Nvidia, a supplier of an automotive AI chipset, now says it has found a simpler way of instilling transparency. “While the technology lets us build systems that learn to do things we can’t manually program, we can still explain how the systems make decisions,” wrote Danny Shapiro, Nvidia’s head of automotive, in a blog post.
And, because the work is done right inside the layers of processing arrays that make up a neural network, results can be displayed in real time, as a “visualization mask” that’s superimposed on the image coming straight from the car’s forward-looking camera. So far, the results involve the machine’s turning of the steering wheel to keep the car within its lane.
The method works by taking the analytical output from a high layer in the network—one that has already extracted important features from the image fed in by a camera. It then superimposes that output onto lower layers, averages it, then superimposes it on still lower layers until getting all the way to the original camera image.
The result is a camera image on which the AI’s opinion of what’s significant is highlighted. And, in fact, those parts turn out to be just what a human driver would consider significant—lane markings, road edges, parked vehicles, hedges alongside the route, and so forth. But, just to make sure that these features really were key to decision making, the researchers classified all the pixels into two classes—Class 1 contains “salient” features that clearly have to do with driving decisions, and Class 2, which contains non-salient features, typically in the background. The researchers manipulated the two classes digitally and found that only salient features mattered.
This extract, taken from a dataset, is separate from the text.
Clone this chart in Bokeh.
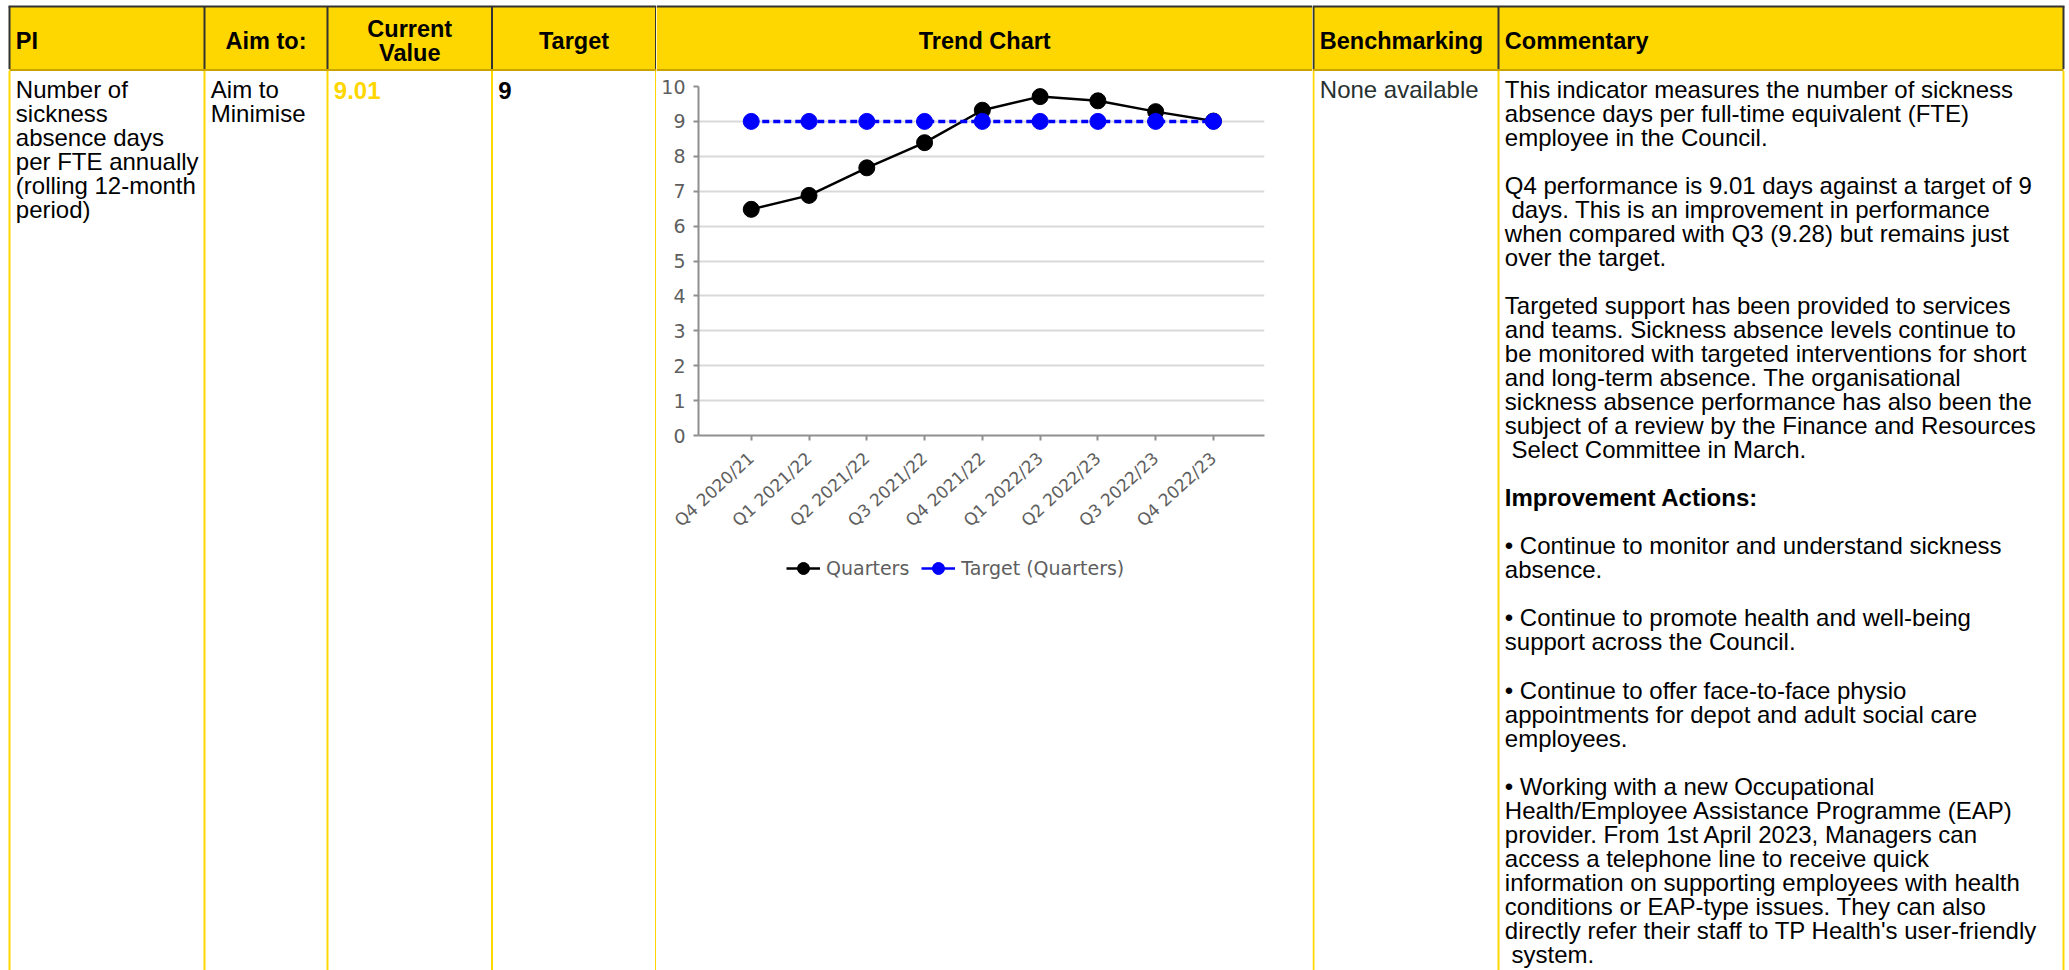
from bokeh.plotting import figure
from bokeh.layouts import row, column
from bokeh.models import Range1d, FixedTicker, Legend, LegendItem
from bokeh.core.properties import value
from bokeh.embed import file_html
from bokeh.resources import INLINE

# ---- chart data -------------------------------------------------------
quarters = ["Q4 2020/21", "Q1 2021/22", "Q2 2021/22", "Q3 2021/22", "Q4 2021/22",
            "Q1 2022/23", "Q2 2022/23", "Q3 2022/23", "Q4 2022/23"]
actual = [6.48, 6.88, 7.67, 8.39, 9.32, 9.71, 9.59, 9.28, 9.01]
target = [9, 9, 9, 9, 9, 9, 9, 9, 9]
y_ticks = [0, 1, 2, 3, 4, 5, 6, 7, 8, 9, 10]
series_names = ["Quarters", "Target (Quarters)"]

# ---- table content ----------------------------------------------------
headers_left = ["PI", "Aim to:", "Current\nValue", "Target"]
header_mid = "Trend Chart"
headers_right = ["Benchmarking", "Commentary"]
pi_lines = ["Number of", "sickness", "absence days", "per FTE annually",
            "(rolling 12-month", "period)"]
aim_lines = ["Aim to", "Minimise"]
current_value = "9.01"
target_value = "9"
benchmark_text = "None available"
commentary = [
    "This indicator measures the number of sickness",
    "absence days per full-time equivalent (FTE)",
    "employee in the Council.",
    "",
    "Q4 performance is 9.01 days against a target of 9",
    " days. This is an improvement in performance",
    "when compared with Q3 (9.28) but remains just",
    "over the target.",
    "",
    "Targeted support has been provided to services",
    "and teams. Sickness absence levels continue to",
    "be monitored with targeted interventions for short",
    "and long-term absence. The organisational",
    "sickness absence performance has also been the",
    "subject of a review by the Finance and Resources",
    " Select Committee in March.",
    "",
    "**Improvement Actions:",
    "",
    "\u2022 Continue to monitor and understand sickness",
    "absence.",
    "",
    "\u2022 Continue to promote health and well-being",
    "support across the Council.",
    "",
    "\u2022 Continue to offer face-to-face physio",
    "appointments for depot and adult social care",
    "employees.",
    "",
    "\u2022 Working with a new Occupational",
    "Health/Employee Assistance Programme (EAP)",
    "provider. From 1st April 2023, Managers can",
    "access a telephone line to receive quick",
    "information on supporting employees with health",
    "conditions or EAP-type issues. They can also",
    "directly refer their staff to TP Health's user-friendly",
    " system.",
]

# ---- styling ----------------------------------------------------------
W, H = 2069, 970
GOLD = "#FFD700"
DARK = "#333333"
HEAD_LINE = "#c9a400"
FONT = "Liberation Sans"
CHART_FONT = "DejaVu Sans"
TICK_GREY = "#5e5e5e"
BODY_SIZE = "24px"
HEAD_SIZE = "23.5px"
col_x = [9, 204, 327, 491.5, 655.5, 1313, 1498, 2063]
top_y, head_y = 6, 69.5
base0, line_h = 99, 24.02
pad = 6.3
space_w = 6.7
# the text box sits a little low for an alphabetic baseline; lift it
lift = 10

# vertical split of the chart column: header / plot / legend strip
MID_X0, MID_X1 = 656, 1312
HEAD_H = 71
PLOT_BOTTOM = 550


def sheet(x0, x1, y0=0, y1=H):
    f = figure(width=int(x1 - x0), height=int(y1 - y0), x_range=Range1d(x0, x1),
               y_range=Range1d(y1, y0), x_axis_type=None, y_axis_type=None,
               toolbar_location=None, output_backend="svg", min_border=0)
    f.outline_line_color = None
    f.background_fill_color = "white"
    f.border_fill_color = "white"
    f.frame_align = False
    return f


def frame_cells(f, xs, x_lo, x_hi):
    f.quad(left=[max(x_lo, col_x[0])], right=[min(x_hi, col_x[-1])],
           top=[top_y], bottom=[head_y], fill_color=GOLD, line_color=None)
    f.segment(x0=[max(x_lo, col_x[0] - 1)], x1=[min(x_hi, col_x[-1] + 1)],
              y0=[top_y], y1=[top_y], line_color=DARK, line_width=2)
    f.segment(x0=[max(x_lo, col_x[0])], x1=[min(x_hi, col_x[-1])],
              y0=[head_y], y1=[head_y], line_color=HEAD_LINE, line_width=2)
    if xs:
        f.segment(x0=xs, x1=xs, y0=[top_y] * len(xs), y1=[head_y - 1] * len(xs),
                  line_color=DARK, line_width=2)
        f.segment(x0=xs, x1=xs, y0=[head_y + 1] * len(xs), y1=[H] * len(xs),
                  line_color=GOLD, line_width=2)


def put(f, x, y, txt, bold=False, align="left", color="black", size=BODY_SIZE):
    f.text(x=x, y=[v - lift for v in y], text=txt, text_font=value(FONT),
           text_font_size=size, text_font_style="bold" if bold else "normal",
           text_align=align, text_baseline="alphabetic", text_color=color)


# ---- left part of the table (PI .. Target) ----------------------------
left = sheet(0, MID_X0)
frame_cells(left, col_x[:5], 0, MID_X0)
put(left, [col_x[0] + pad], [50], [headers_left[0]], bold=True, size=HEAD_SIZE)
put(left, [(col_x[1] + col_x[2]) / 2], [50], [headers_left[1]], bold=True,
    align="center", size=HEAD_SIZE)
cv = headers_left[2].split("\n")
put(left, [(col_x[2] + col_x[3]) / 2] * 2, [38.5, 62], cv, bold=True,
    align="center", size=HEAD_SIZE)
put(left, [(col_x[3] + col_x[4]) / 2], [50], [headers_left[3]], bold=True,
    align="center", size=HEAD_SIZE)
put(left, [col_x[0] + pad] * len(pi_lines),
    [base0 + line_h * k for k in range(len(pi_lines))], pi_lines)
put(left, [col_x[1] + pad] * len(aim_lines),
    [base0 + line_h * k for k in range(len(aim_lines))], aim_lines)
put(left, [col_x[2] + pad], [base0 + 1], [current_value], bold=True, color=GOLD)
put(left, [col_x[3] + pad], [base0 + 1], [target_value], bold=True)

# ---- trend chart column: header cell ---------------------------------
mid_head = sheet(MID_X0, MID_X1, 0, HEAD_H)
mid_head.quad(left=[MID_X0], right=[MID_X1], top=[top_y], bottom=[head_y],
              fill_color=GOLD, line_color=None)
mid_head.segment(x0=[MID_X0], x1=[MID_X1], y0=[top_y], y1=[top_y],
                 line_color=DARK, line_width=2)
mid_head.segment(x0=[MID_X0], x1=[MID_X1], y0=[head_y], y1=[head_y],
                 line_color=HEAD_LINE, line_width=2)
put(mid_head, [(col_x[4] + col_x[5]) / 2], [50], [header_mid], bold=True,
    align="center", size=HEAD_SIZE)

# ---- trend chart column: the line chart -------------------------------
xs = list(range(len(quarters)))
chart = figure(width=MID_X1 - MID_X0, height=PLOT_BOTTOM - HEAD_H,
               x_range=Range1d(-0.913, 8.884), y_range=Range1d(0, 10),
               toolbar_location=None, output_backend="svg",
               min_border_left=42, min_border_right=48, min_border_top=15,
               min_border_bottom=PLOT_BOTTOM - 435)
chart.frame_align = False
chart.outline_line_color = None
chart.background_fill_color = "white"
chart.border_fill_color = "white"
chart.xgrid.visible = False
chart.ygrid.grid_line_color = "#d9d9d9"
chart.ygrid.grid_line_width = 2
chart.ygrid.ticker = FixedTicker(ticks=y_ticks)
chart.yaxis.ticker = FixedTicker(ticks=y_ticks)
chart.xaxis.ticker = FixedTicker(ticks=xs)
chart.xaxis.major_label_overrides = {i: q for i, q in enumerate(quarters)}
chart.xaxis.major_label_orientation = 0.74
chart.axis.minor_tick_line_color = None
chart.axis.major_tick_in = 0
chart.axis.major_tick_out = 5
chart.axis.axis_line_color = "#8f8f8f"
chart.axis.axis_line_width = 2
chart.axis.major_tick_line_color = "#8f8f8f"
chart.axis.major_tick_line_width = 2
chart.axis.major_label_text_font = CHART_FONT
chart.axis.major_label_text_color = TICK_GREY
chart.yaxis.major_label_text_font_size = "19px"
chart.xaxis.major_label_text_font_size = "17px"
chart.yaxis.major_label_standoff = 8
chart.xaxis.major_label_standoff = 15

chart.line(xs, actual, line_color="black", line_width=2.5)
chart.scatter(xs, actual, size=16, fill_color="black", line_color="black")
chart.line(xs, target, line_color="#0000ff", line_width=3.5, line_dash="7 4")
chart.scatter(xs, target, size=16, fill_color="#0000ff", line_color="#0000ff")

# ---- trend chart column: legend strip under the chart -----------------
# hidden copies of the two series supply the legend swatches
key = figure(width=MID_X1 - MID_X0, height=H - PLOT_BOTTOM,
             x_range=Range1d(0, 1), y_range=Range1d(0, 1),
             x_axis_type=None, y_axis_type=None, toolbar_location=None,
             output_backend="svg", min_border=0)
key.outline_line_color = None
key.frame_align = False
key.background_fill_color = "white"
key.border_fill_color = "white"
k_line_a = key.line(xs, actual, line_color="black", line_width=2.5, visible=False)
k_pts_a = key.scatter(xs, actual, fill_color="black", line_color="black", visible=False)
k_line_t = key.line(xs, target, line_color="#0000ff", line_width=2.5, visible=False)
k_pts_t = key.scatter(xs, target, fill_color="#0000ff", line_color="#0000ff", visible=False)
legend = Legend(items=[LegendItem(label=series_names[0], renderers=[k_line_a, k_pts_a]),
                       LegendItem(label=series_names[1], renderers=[k_line_t, k_pts_t])],
                orientation="horizontal",
                location=(786 - MID_X0, (H - PLOT_BOTTOM) - 3 - 30),
                glyph_width=34, glyph_height=30, label_standoff=6, spacing=12,
                padding=0, margin=0, border_line_color=None,
                background_fill_alpha=0, inactive_fill_alpha=0,
                label_text_font=CHART_FONT,
                label_text_font_size="19px", label_text_color=TICK_GREY)
key.add_layout(legend)

# ---- right part of the table (Benchmarking, Commentary) ---------------
right = sheet(MID_X1, W)
frame_cells(right, col_x[5:], MID_X1, W)
put(right, [col_x[5] + pad], [50], [headers_right[0]], bold=True, size=HEAD_SIZE)
put(right, [col_x[6] + pad], [50], [headers_right[1]], bold=True, size=HEAD_SIZE)
put(right, [col_x[5] + pad], [base0], [benchmark_text], color="#27312f")

reg_x, reg_y, reg_t, b_x, b_y, b_t = [], [], [], [], [], []
for k, line in enumerate(commentary):
    if not line:
        continue
    y = base0 + line_h * k
    if line.startswith("**"):
        b_x.append(col_x[6] + pad)
        b_y.append(y)
        b_t.append(line[2:])
        continue
    indent = space_w if line.startswith(" ") else 0
    reg_x.append(col_x[6] + pad + indent)
    reg_y.append(y)
    reg_t.append(line.strip())
put(right, reg_x, reg_y, reg_t)
put(right, b_x, b_y, b_t, bold=True)

page = row(left, column(mid_head, chart, key, spacing=0), right, spacing=0)
open("out.html", "w").write(file_html(page, INLINE))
“Shifting the salient objects results in a linear change in steering angle that is nearly as large as that which occurs when we shift the entire image,” the researchers write in a white paper. “Shifting just the background pixels has a much smaller effect on the steering angle.”
True, engineers can’t reach into the system to fix a “bug,” because deep neural nets, lacking code, can’t properly be said to have a bug. What they have are features. And now we can visualize them, at least up to a point.